I was talking to the folks at the National Community Pharmacists Association last week and the subject of audits, especially for test strips, came up. As with so many segments of the HME industry, getting the appropriate documentation to back up medical necessity is difficult, if not often impossible.

Even better, patients are being required to fork over testing logs to prove they are using strips as prescribed. Don't get me wrong: I don't think people should get strips that they don't use or need (neither does NCPA or any of the other providers I talk to). I just think, especially for certain diabetes patients, that's a lot to ask.

I confess: I rarely track my numbers although I test 6 to 8 times a day. I rely on the doctor's office to download my data when I go in for a visit, although without also making a log, I can't always remember what might have contributed to a high or a low 3 weeks back. Doesn't mean I need to test less. It just means I'm human.

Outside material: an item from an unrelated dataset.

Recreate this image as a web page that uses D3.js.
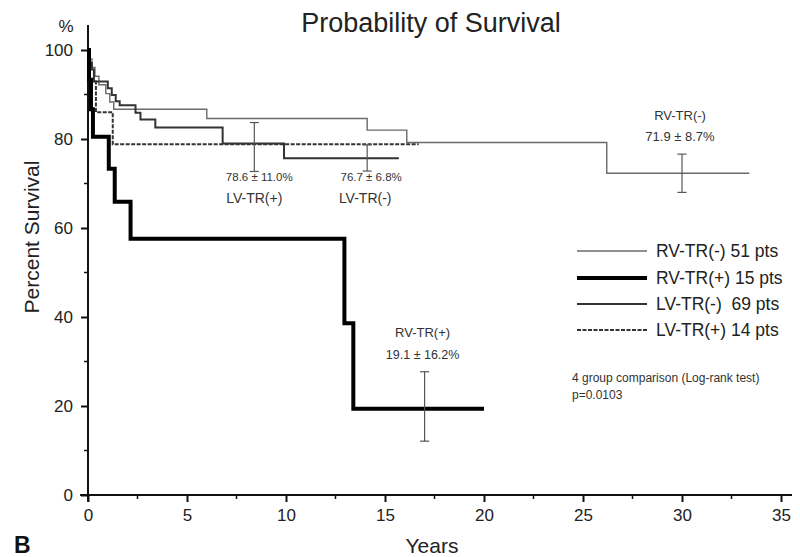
<!DOCTYPE html>
<html>
<head>
<meta charset="utf-8">
<script src="https://cdn.jsdelivr.net/npm/d3@7"></script>
<style>
  body { margin: 0; background: #fff; }
  svg { font-family: "Liberation Sans", Arial, sans-serif; }
  .tick text { font-size: 17px; fill: #222; }
</style>
</head>
<body>
<div id="chart"></div>
<script>
"use strict"

// Kaplan-Meier steps: [years], [% survival]
const rvNegTimes = [0, 0.1, 0.2, 0.35, 0.55, 0.9, 1.1, 1.3, 6.0, 14.1, 16.1, 26.2, 33.4];
const rvNegSurv  = [100, 98, 96.1, 94.1, 92.2, 90.2, 88.3, 86.7, 84.6, 82.0, 79.2, 72.3, 72.3];

const rvPosTimes = [0, 0.05, 0.15, 0.25, 1.05, 1.35, 2.15, 12.95, 13.4, 20];
const rvPosSurv  = [100, 93.3, 86.7, 80.5, 73.3, 65.9, 57.6, 38.6, 19.4, 19.4];

const lvNegTimes = [0, 0.1, 0.2, 0.3, 1.0, 1.2, 1.4, 1.6, 2.4, 2.65, 3.4, 6.8, 9.9, 15.7];
const lvNegSurv  = [100, 97.1, 95.6, 92.9, 91.4, 89.9, 88.5, 87.6, 85.9, 84.4, 82.6, 79.0, 75.7, 75.7];

const lvPosTimes = [0, 0.1, 0.4, 1.25, 16.7];
const lvPosSurv  = [100, 92.9, 86.0, 78.8, 78.8];

// error bars at end of follow-up
const errYears = [8.4, 14.1, 17.0, 30.0];
const errLow   = [72.7, 72.8, 12.1, 68.0];
const errHigh  = [83.7, 78.7, 27.7, 76.6];

const legendLabels = ["RV-TR(-) 51 pts", "RV-TR(+) 15 pts", "LV-TR(-)  69 pts", "LV-TR(+) 14 pts"];

const xTicks = [0, 5, 10, 15, 20, 25, 30, 35];
const yTicks = [0, 20, 40, 60, 80, 100];

const width = 800;
const height = 557;

const svg = d3.select("#chart").append("svg")
    .attr("width", width)
    .attr("height", height);

const x = d3.scaleLinear().domain([0, 35]).range([88, 781]);
const y = d3.scaleLinear().domain([0, 100]).range([495, 50]);

// Axes
const xAxis = d3.axisBottom(x).tickValues(xTicks).tickSize(7).tickSizeOuter(0).tickPadding(7);
const yAxis = d3.axisLeft(y).tickValues(yTicks).tickSize(7).tickSizeOuter(0).tickPadding(8);

const gx = svg.append("g")
    .attr("transform", `translate(0, ${y(0)})`)
    .call(xAxis);
gx.select(".domain").remove();
gx.selectAll(".tick line").attr("stroke", "#111").attr("stroke-width", 2);

const gy = svg.append("g")
    .attr("transform", `translate(${x(0)}, 0)`)
    .call(yAxis);
gy.select(".domain").remove();
gy.selectAll(".tick line").attr("stroke", "#111").attr("stroke-width", 2);

// minor ticks
svg.append("g").selectAll("line")
    .data(d3.range(2.5, 35, 5))
    .join("line")
    .attr("x1", d => x(d)).attr("x2", d => x(d))
    .attr("y1", y(0)).attr("y2", y(0) + 4)
    .attr("stroke", "#111").attr("stroke-width", 1.5);
svg.append("g").selectAll("line")
    .data(d3.range(10, 100, 20))
    .join("line")
    .attr("x1", x(0) - 4).attr("x2", x(0))
    .attr("y1", d => y(d)).attr("y2", d => y(d))
    .attr("stroke", "#111").attr("stroke-width", 1.5);

// axis lines
svg.append("line")
    .attr("x1", x(-0.4)).attr("x2", 792)
    .attr("y1", y(0)).attr("y2", y(0))
    .attr("stroke", "#111").attr("stroke-width", 2);
svg.append("line")
    .attr("x1", x(0)).attr("x2", x(0))
    .attr("y1", 25).attr("y2", y(-1.5))
    .attr("stroke", "#111").attr("stroke-width", 2);

// Curves
const line = d3.line()
    .x(d => x(d[0]))
    .y(d => y(d[1]))
    .curve(d3.curveStepAfter);

const series = [
    {times: rvNegTimes, surv: rvNegSurv, color: "#6a6a6a", w: 1.4, dash: null},
    {times: lvNegTimes, surv: lvNegSurv, color: "#333", w: 2, dash: null},
    {times: lvPosTimes, surv: lvPosSurv, color: "#333", w: 2, dash: "4,1.5"},
    {times: rvPosTimes, surv: rvPosSurv, color: "#000", w: 4, dash: null}
];

svg.append("g").selectAll("path")
    .data(series)
    .join("path")
    .attr("d", s => line(s.times.map((t, i) => [t, s.surv[i]])))
    .attr("fill", "none")
    .attr("stroke", s => s.color)
    .attr("stroke-width", s => s.w)
    .attr("stroke-dasharray", s => s.dash);

// Error bars
const eb = svg.append("g").attr("stroke", "#555").attr("stroke-width", 1.2);
errYears.forEach((t, i) => {
    eb.append("line")
        .attr("x1", x(t)).attr("x2", x(t))
        .attr("y1", y(errLow[i])).attr("y2", y(errHigh[i]));
    [errLow[i], errHigh[i]].forEach(v => {
        eb.append("line")
            .attr("x1", x(t) - 4.5).attr("x2", x(t) + 4.5)
            .attr("y1", y(v)).attr("y2", y(v));
    });
});

// Annotations
const notes = [
    {t: 8.65, v: 70.6, text: "78.6 \u00b1 11.0%", size: 11.5},
    {t: 8.4, v: 65.6, text: "LV-TR(+)", size: 14},
    {t: 14.3, v: 70.6, text: "76.7 \u00b1 6.8%", size: 11.5},
    {t: 14.0, v: 65.6, text: "LV-TR(-)", size: 14},
    {t: 29.9, v: 84.3, text: "RV-TR(-)", size: 13},
    {t: 29.9, v: 79.6, text: "71.9 \u00b1 8.7%", size: 13},
    {t: 16.9, v: 35.4, text: "RV-TR(+)", size: 13},
    {t: 16.9, v: 30.6, text: "19.1 \u00b1 16.2%", size: 12.5}
];
svg.append("g").selectAll("text")
    .data(notes)
    .join("text")
    .attr("x", d => x(d.t))
    .attr("y", d => y(d.v))
    .attr("text-anchor", "middle")
    .attr("font-size", d => d.size)
    .attr("fill", "#333")
    .text(d => d.text);

// Legend
const legendY = [251, 278, 304, 330];
const legendStyle = [series[0], series[3], series[1], series[2]];
const lg = svg.append("g");
legendStyle.forEach((s, i) => {
    lg.append("line")
        .attr("x1", 577).attr("x2", 647)
        .attr("y1", legendY[i]).attr("y2", legendY[i])
        .attr("stroke", s.color)
        .attr("stroke-width", s.w)
        .attr("stroke-dasharray", s.dash);
    lg.append("text")
        .attr("x", 656)
        .attr("y", legendY[i] + 6)
        .attr("font-size", 17.5)
        .attr("fill", "#222")
        .attr("xml:space", "preserve")
        .text(legendLabels[i]);
});
lg.append("text")
    .attr("x", 572).attr("y", 382)
    .attr("font-size", 12)
    .attr("fill", "#333")
    .text("4 group comparison (Log-rank test)");
lg.append("text")
    .attr("x", 572).attr("y", 399)
    .attr("font-size", 12)
    .attr("fill", "#333")
    .text("p=0.0103");

// Titles and labels
svg.append("text")
    .attr("x", 431).attr("y", 32)
    .attr("text-anchor", "middle")
    .attr("font-size", 27)
    .attr("fill", "#222")
    .text("Probability of Survival");

svg.append("text")
    .attr("x", 66).attr("y", 32)
    .attr("text-anchor", "middle")
    .attr("font-size", 17)
    .attr("fill", "#222")
    .text("%");

svg.append("text")
    .attr("transform", "translate(39, 237) rotate(-90)")
    .attr("text-anchor", "middle")
    .attr("font-size", 21)
    .attr("fill", "#222")
    .text("Percent Survival");

svg.append("text")
    .attr("x", 432).attr("y", 553)
    .attr("text-anchor", "middle")
    .attr("font-size", 21)
    .attr("fill", "#222")
    .text("Years");

svg.append("text")
    .attr("x", 14).attr("y", 553)
    .attr("font-size", 23)
    .attr("font-weight", "bold")
    .attr("fill", "#111")
    .text("B");
</script>
</body>
</html>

In fact, when I have tracked my numbers religiously, I tend to get a little over-obsessed, which to me, is never a healthy thing (I once read a great quote about Type 1 diabetes: It's the only disease where they prescribe an eating disorder to control it).

I count carbs (and fiber/calories/fat),  check my blood sugar (yes, it hurts), measure insulin (two different kinds) doses 5 or 6 times a day, (no, injections don't hurt that much—usually) and try not to run out of any of my prescriptions. I do that on top of a full-time job, and a part-time job (Borders is gone, but I am trying my hand at Books-A-Million which replaced it). I also keep track of the household bills and repairs.

Whew!

NCPA also heard recently of at least one instance where the doc said handing over some of this information could violate HIPPA. I have often wondered that myself. Speaking of which, I have an appointment with the diabetes center this week. It will be interesting to see if my missing records have reappeared cause I still think they got misfiled in someone else's records, which sounds like a HIPPA violation to me.

No wonder the doctor gets so touchy when I bring it up. I'm glad I'm not an HME provider.